L’opinion publique en France est excellente, l’armée admirable d’entrain. Politiquement, cela va très bien, sauf le changement de ministère que je ne puis obtenir, mais, militairement, je crains échec pour vous au premier moment.


Cavour répond par des nouvelles des révolutions provoquées par ses agents, et fait part de ses craintes au sujet d’une tentative de médiation des Anglais.

Les Autrichiens ne sont pas entrés aujourd’hui ; ce retard, inexplicable par des motifs militaires, est probablement le résultat d’intrigues de l’Angleterre. Supplie Empereur de ne pas s’y laisser prendre. Enthousiasme est ici à son comble. Dans la Toscane et à Massa-Carrara, nouvelle de l’arrivée des Français a produit la plus grande agitation qui a suffi, sans le moindre désordre, à déterminer la fuite du Grand-Duc et la retraite des Modénais. A Florence, comme à Massa, on veut proclamer Roi de Sardaigne. J’ai insisté pour qu’on nommât des gouvernements provisoires et une espèce de dictature militaire que l’on pourrait confier à Ulloa.
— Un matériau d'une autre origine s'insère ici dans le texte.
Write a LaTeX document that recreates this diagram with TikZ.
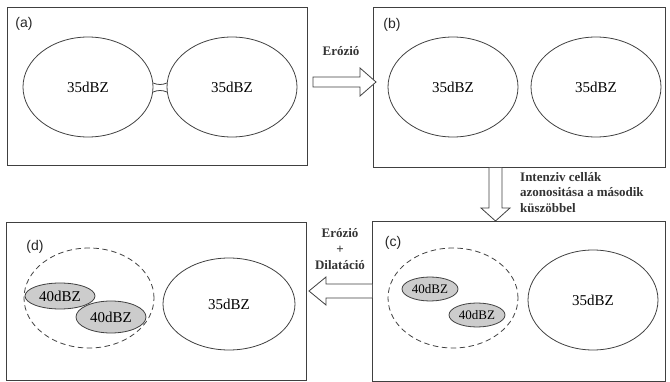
\documentclass[tikz,border=0pt]{standalone}
\usepackage{fontspec}
\setmainfont{Liberation Serif}
\setsansfont{Liberation Sans}
\usetikzlibrary{shapes.geometric,calc}

\tikzset{
  panel/.style={draw=black!75,line width=0.9pt,minimum width=#1,minimum height=158pt,inner sep=0pt},
  cell/.style={draw=black!75,line width=0.8pt,ellipse,inner sep=0pt,font=\fontsize{15}{17}\selectfont},
  core/.style={cell,fill=black!20,font=\fontsize{13}{15}\selectfont},
  hull/.style={draw=black!75,line width=0.8pt,dash pattern=on 5pt off 4pt,ellipse,inner sep=0pt},
  tag/.style={font=\sffamily\fontsize{14}{16}\selectfont,text=black!85},
  fatarrow/.style={draw=black!75,line width=0.8pt,fill=white,line join=miter},
  steplabel/.style={font=\bfseries\fontsize{13}{15.5}\selectfont,text=black!80,inner sep=0pt}
}

\begin{document}
\begin{tikzpicture}[x=1pt,y=-1pt,line cap=round]
\useasboundingbox (0,0) rectangle (670,382);

% panels
\node[panel=300pt] (pa) at (157,86) {};
\node[panel=292pt,minimum height=160pt] (pb) at (519,87) {};
\node[panel=300pt] (pd) at (156,301) {};
\node[panel=293pt,minimum height=160pt] (pc) at (518.5,301) {};

\node[tag] (ta) at (24,24) {(a)};
\node[tag] (tb) at (392,25) {(b)};
\node[tag] (tc) at (393,243) {(c)};
\node[tag] (td) at (35,247) {(d)};

% (a)
\node[cell,minimum width=130pt,minimum height=100pt] (a1) at (88,87) {35dBZ};
\node[cell,minimum width=130pt,minimum height=100pt] (a2) at (232,87) {35dBZ};
\draw[black!75,line width=0.8pt] (153,83) .. controls (158,85) and (162,85) .. (167,83);
\draw[black!75,line width=0.8pt] (153,92) .. controls (158,90) and (162,90) .. (167,92);

% (b)
\node[cell,minimum width=130pt,minimum height=100pt] (b1) at (453,87) {35dBZ};
\node[cell,minimum width=130pt,minimum height=100pt] (b2) at (596,87) {35dBZ};

% (c)
\node[hull,minimum width=130pt,minimum height=100pt] (c0) at (453,298) {};
\node[core,minimum width=56pt,minimum height=24pt] (c1) at (430,289) {40dBZ};
\node[core,minimum width=56pt,minimum height=24pt] (c2) at (477,315) {40dBZ};
\node[cell,minimum width=130pt,minimum height=100pt] (c3) at (593,300) {35dBZ};

% (d)
\node[hull,minimum width=130pt,minimum height=100pt] (d0) at (89,298) {};
\node[core,minimum width=70pt,minimum height=26pt,font=\fontsize{15}{17}\selectfont] (d1) at (60,296) {40dBZ};
\node[core,minimum width=70pt,minimum height=32pt,font=\fontsize{15}{17}\selectfont] (d2) at (111,317) {40dBZ};
\node[cell,minimum width=132pt,minimum height=92pt] (d3) at (229,304) {35dBZ};

% arrows between the steps
\draw[fatarrow] (313,77) -- (360,77) -- (360,68) -- (376,82) -- (360,96) -- (360,87) -- (313,87) -- cycle;
\node[steplabel] (l1) at (341,51) {Erózió};

\draw[fatarrow] (489,168) -- (489,208) -- (481,208) -- (495.5,221) -- (510,208) -- (502,208) -- (502,168);
\node[steplabel,anchor=north west,align=left] (l2) at (520,172) {Intenziv cellák\\azonositása a második\\küszöbbel};

\draw[fatarrow] (372,284) -- (326,284) -- (326,277) -- (309,291) -- (326,305) -- (326,298) -- (372,298);
\node[steplabel,align=center,font=\bfseries\fontsize{13}{16}\selectfont] (l3) at (340,249) {Erózió\\+\\Dilatáció};
\end{tikzpicture}
\end{document}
Quel est l’avis de l’Empereur ?


Le Prince répond aussitôt, le 28, à deux heures dix du soir :

Inaction des Autrichiens provient de médiation des Anglais qui intriguent horriblement.

L’Empereur me charge de vous dire qu’il tâchera de répondre de façon à gagner quelques jours qui donnent temps à nos troupes d’arriver chez vous, et de façon à ce que l’Autriche ne puisse accepter. Quant aux préparatifs militaires, nous les continuons plus que jamais. Dans deux jours, toute la Garde aura quitté Paris. Ordre à Canrobert, etc., à Gênes, de se presser tant qu’ils peuvent.